G-DATA Internet Security not managing to detect a recent version of a commercial surveillance spyware.

This is the unfortunate nature of commercial surveillance: spyware vendors will work tirelessly until they’ll have bypassed any existing security software, before distributing their product to the customers.

It’s a cat and mouse game, that will never end. My hope was to twist the game and execute a quick action.

We had an edge, and wanted to make the best out of it. It worked:

Drawing a comparison with security vendors has never been part of my intentions. I realize their limitations as I do realize mine. You also have to consider that a large part of my intended audience often does not have access to commercial products, either because of a lack of resources or because of logistical issues, such as inability to do acquisitions online.

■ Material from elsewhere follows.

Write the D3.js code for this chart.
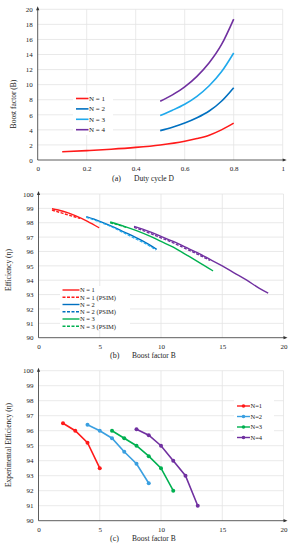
<!DOCTYPE html>
<html><head><meta charset="utf-8">
<script src="https://cdnjs.cloudflare.com/ajax/libs/d3/7.8.5/d3.min.js"></script>
<style>body{margin:0;background:#fff}svg{display:block}text{font-family:"Liberation Serif","Times New Roman",serif;fill:#222}</style>
</head><body>
<script>
// ---------- DATA ----------
// (a) Boost factor vs duty cycle
const aN1D = [0.1, 0.2, 0.3, 0.4, 0.5, 0.6, 0.65, 0.7, 0.75, 0.8];
const aN1B = [1.1, 1.25, 1.43, 1.67, 2.0, 2.5, 2.85, 3.3, 4.0, 4.9];
const aND = [0.5, 0.55, 0.6, 0.65, 0.7, 0.75, 0.8];
const aN2B = [3.9, 4.35, 4.9, 5.6, 6.5, 7.8, 9.6];
const aN3B = [5.9, 6.6, 7.4, 8.45, 9.85, 11.7, 14.2];
const aN4B = [7.8, 8.65, 9.7, 11.1, 12.9, 15.3, 18.7];
const aTicksX = [0, 0.2, 0.4, 0.6, 0.8, 1];
const aTicksY = [0, 2, 4, 6, 8, 10, 12, 14, 16, 18, 20];

// (b) Efficiency vs boost factor
const bN1B = [1.1, 2, 3, 4, 4.95];
const bN1E = [98.97, 98.8, 98.5, 98.1, 97.65];
const bN1pB = [1.1, 2, 3, 3.4];
const bN1pE = [98.88, 98.65, 98.4, 98.3];
const bN2B = [3.9, 5, 6, 7, 8, 9, 9.65];
const bN2E = [98.42, 98.1, 97.75, 97.35, 96.95, 96.5, 96.15];
const bN2pB = [3.9, 5, 6, 7, 8, 9, 9.6];
const bN2pE = [98.38, 98.05, 97.7, 97.28, 96.85, 96.42, 96.1];
const bN3B = [5.85, 7, 8, 9, 10, 11, 12, 13, 14.25];
const bN3E = [98.05, 97.75, 97.45, 97.1, 96.7, 96.3, 95.8, 95.3, 94.65];
const bN3pB = [5.85, 6.5, 7.2];
const bN3pE = [98.0, 97.85, 97.67];
const bN4B = [7.8, 9, 10, 11, 12, 13, 14, 15, 16, 17, 18, 18.75];
const bN4E = [97.75, 97.4, 97.05, 96.7, 96.3, 95.9, 95.45, 95.0, 94.5, 94.0, 93.45, 93.1];
const bN4pB = [7.8, 9, 10, 11, 12, 13, 14];
const bN4pE = [97.68, 97.3, 96.95, 96.6, 96.2, 95.8, 95.38];
const bTicksX = [0, 5, 10, 15, 20];
const bTicksY = [90, 91, 92, 93, 94, 95, 96, 97, 98, 99, 100];

// (c) Experimental efficiency
const cN1B = [2, 3, 4, 5];
const cN1E = [96.5, 96.0, 95.2, 93.5];
const cN2B = [4, 5, 6, 7, 8, 9];
const cN2E = [96.4, 96.0, 95.5, 94.6, 93.8, 92.5];
const cN3B = [6, 7, 8, 9, 10, 11];
const cN3E = [96.0, 95.5, 95.0, 94.3, 93.5, 92.0];
const cN4B = [8, 9, 10, 11, 12, 13];
const cN4E = [96.1, 95.7, 95.0, 94.0, 93.0, 91.0];

const RED = "#ff1a1a", BLUE = "#0070c0", LBLUE = "#1fa9ec", PURPLE = "#7030a0", GREEN = "#00b050", CBLUE = "#3a9fe0";

// ---------- DRAW ----------
const svg = d3.select("body").append("svg").attr("width", 296).attr("height", 550);
const zip = (xs, ys) => xs.map((x, i) => [x, ys[i]]);

function panel(o) {
  const g = svg.append("g");
  const x = d3.scaleLinear().domain(o.xd).range(o.xr);
  const y = d3.scaleLinear().domain(o.yd).range(o.yr);
  // grid
  g.selectAll(".gx").data(o.tx.slice(1)).join("line")
    .attr("x1", d => x(d)).attr("x2", d => x(d)).attr("y1", o.yr[0]).attr("y2", o.yr[1])
    .attr("stroke", "#e3e3e3").attr("stroke-width", 0.8);
  g.selectAll(".gy").data(o.ty.slice(1)).join("line")
    .attr("y1", d => y(d)).attr("y2", d => y(d)).attr("x1", o.xr[0]).attr("x2", o.xr[1])
    .attr("stroke", "#e3e3e3").attr("stroke-width", 0.8);
  // axes
  const xa = d3.axisBottom(x).tickValues(o.tx).tickSize(0).tickPadding(6).tickFormat(o.fx || (d => d));
  const ya = d3.axisLeft(y).tickValues(o.ty).tickSize(0).tickPadding(5).tickFormat(d => d);
  const gx = g.append("g").attr("transform", `translate(0,${o.yr[0]})`).call(xa);
  const gy = g.append("g").attr("transform", `translate(${o.xr[0]},0)`).call(ya);
  [gx, gy].forEach(a => { a.select(".domain").remove(); a.selectAll("text").style("font-size", "7px").attr("fill", "#222").style("font-family", "Liberation Serif"); });
  // axis lines with arrows
  g.append("line").attr("x1", o.xr[0]).attr("x2", o.xr[1] + 2).attr("y1", o.yr[0]).attr("y2", o.yr[0]).attr("stroke", "#333").attr("stroke-width", 0.8);
  g.append("line").attr("x1", o.xr[0]).attr("x2", o.xr[0]).attr("y1", o.yr[0]).attr("y2", o.yr[1] - 1).attr("stroke", "#333").attr("stroke-width", 0.8);
  g.append("path").attr("d", `M${o.xr[1] + 4},${o.yr[0]} l-4,-1.6 l0,3.2 z`).attr("fill", "#333");
  g.append("path").attr("d", `M${o.xr[0]},${o.yr[1] - 3} l-1.6,4 l3.2,0 z`).attr("fill", "#333");
  // titles
  g.append("text").attr("x", o.capX).attr("y", o.capY).style("font-size", "8px").text(o.cap);
  g.append("text").attr("x", o.capX + 22).attr("y", o.capY).style("font-size", "7.5px").text(o.xt);
  g.append("text").attr("transform", `translate(${o.ytx},${o.yty}) rotate(-90)`).attr("text-anchor", "middle").style("font-size", "7.5px").text(o.yt);
  return { g, x, y };
}

function curve(p, pts, color, w, dash) {
  const line = d3.line().x(d => p.x(d[0])).y(d => p.y(d[1])).curve(d3.curveMonotoneX);
  p.g.append("path").attr("d", line(pts)).attr("fill", "none").attr("stroke", color)
    .attr("stroke-width", w).attr("stroke-dasharray", dash || null);
}

// Panel (a)
const pa = panel({ xd: [0, 1], xr: [37.7, 282.7], yd: [0, 20], yr: [160, 9.3], tx: aTicksX, ty: aTicksY,
  fx: d => d === 0 ? "0" : (d === 1 ? "1" : d), cap: "(a)", capX: 112, capY: 181, xt: "Duty cycle D",
  yt: "Boost factor (B)", ytx: 16, yty: 104 });
curve(pa, zip(aN1D, aN1B), RED, 1.6);
curve(pa, zip(aND, aN2B), BLUE, 1.6);
curve(pa, zip(aND, aN3B), LBLUE, 1.6);
curve(pa, zip(aND, aN4B), PURPLE, 1.6);
const legA = [["N = 1", RED], ["N = 2", BLUE], ["N = 3", LBLUE], ["N = 4", PURPLE]];
pa.g.append("rect").attr("x", 73).attr("y", 93).attr("width", 40).attr("height", 42).attr("fill", "#fff");
legA.forEach((l, i) => {
  const yy = 98.5 + i * 10.4;
  pa.g.append("line").attr("x1", 76).attr("x2", 88.5).attr("y1", yy).attr("y2", yy).attr("stroke", l[1]).attr("stroke-width", 1.6);
  pa.g.append("text").attr("x", 89).attr("y", yy + 2.4).style("font-size", "7px").text(l[0]);
});

// Panel (b)
const pb = panel({ xd: [0, 20], xr: [38.5, 283.5], yd: [90, 100], yr: [337.7, 194], tx: bTicksX, ty: bTicksY,
  cap: "(b)", capX: 110, capY: 358, xt: "Boost factor B", yt: "Efficiency (η)", ytx: 11, yty: 270 });
curve(pb, zip(bN4B, bN4E), PURPLE, 1.4);
curve(pb, zip(bN4pB, bN4pE), PURPLE, 1.4, "3,1.5");
curve(pb, zip(bN3B, bN3E), GREEN, 1.4);
curve(pb, zip(bN3pB, bN3pE), GREEN, 1.4, "3,1.5");
curve(pb, zip(bN2B, bN2E), BLUE, 1.4);
curve(pb, zip(bN2pB, bN2pE), LBLUE, 1.2, "3,1.5");
curve(pb, zip(bN1B, bN1E), RED, 1.4);
curve(pb, zip(bN1pB, bN1pE), RED, 1.4, "3,1.5");
const legB = [["N = 1", RED, null], ["N = 1 (PSIM)", RED, "3,1.5"], ["N = 2", BLUE, null], ["N = 2 (PSIM)", BLUE, "3,1.5"], ["N = 3", GREEN, null], ["N = 3 (PSIM)", GREEN, "3,1.5"]];
pb.g.append("rect").attr("x", 60).attr("y", 286).attr("width", 70).attr("height", 44).attr("fill", "#fff");
legB.forEach((l, i) => {
  const yy = 290 + i * 7.25;
  pb.g.append("line").attr("x1", 62.5).attr("x2", 79.5).attr("y1", yy).attr("y2", yy).attr("stroke", l[1]).attr("stroke-width", 1.4).attr("stroke-dasharray", l[2]);
  pb.g.append("text").attr("x", 80).attr("y", yy + 2.3).style("font-size", "6.5px").text(l[0]);
});

// Panel (c)
const pc = panel({ xd: [0, 20], xr: [38.5, 283.5], yd: [90, 100], yr: [520.7, 370.7], tx: bTicksX, ty: bTicksY,
  cap: "(c)", capX: 110, capY: 541, xt: "Boost factor B", yt: "Experimental Efficiency (η)", ytx: 11, yty: 445 });
const cSeries = [[cN1B, cN1E, RED, "N=1"], [cN2B, cN2E, CBLUE, "N=2"], [cN3B, cN3E, GREEN, "N=3"], [cN4B, cN4E, PURPLE, "N=4"]];
cSeries.forEach(s => {
  const pts = zip(s[0], s[1]);
  const line = d3.line().x(d => pc.x(d[0])).y(d => pc.y(d[1]));
  pc.g.append("path").attr("d", line(pts)).attr("fill", "none").attr("stroke", s[2]).attr("stroke-width", 1.6);
  pc.g.selectAll(null).data(pts).join("circle").attr("cx", d => pc.x(d[0])).attr("cy", d => pc.y(d[1])).attr("r", 2).attr("fill", s[2]);
});
pc.g.append("rect").attr("x", 234).attr("y", 400).attr("width", 40).attr("height", 43).attr("fill", "#fff");
cSeries.forEach((s, i) => {
  const yy = 406 + i * 10.5;
  pc.g.append("line").attr("x1", 237).attr("x2", 250).attr("y1", yy).attr("y2", yy).attr("stroke", s[2]).attr("stroke-width", 1.4);
  pc.g.append("circle").attr("cx", 243.5).attr("cy", yy).attr("r", 1.8).attr("fill", s[2]);
  pc.g.append("text").attr("x", 250.5).attr("y", yy + 2.4).style("font-size", "6.5px").text(s[3]);
});
</script>
</body></html>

During the last years of work in this area, I’ve repeatedly encountered people who operate with old computers, old and unpatched versions of Windows and unsurprisingly no security product whatsoever. They are resourceless and left helpless.

We wanted to run a rapid triaging campaign dedicated to the many people that I know are being unjustly surveilled and harassed because of their social and political struggles, and that we are just not able to reach.

Ultimately, this was a learning experience. We had some problems. We helped some people. I failed at communicating my intentions to a large audience, but maybe we unintentionally succeeded at raising awareness in the general public and make people reflect on the dangers of the increasing use of malware and computer hacking by governments worldwide.

I stay true to my intentions, trying and failing is hopefully still better than not trying at all.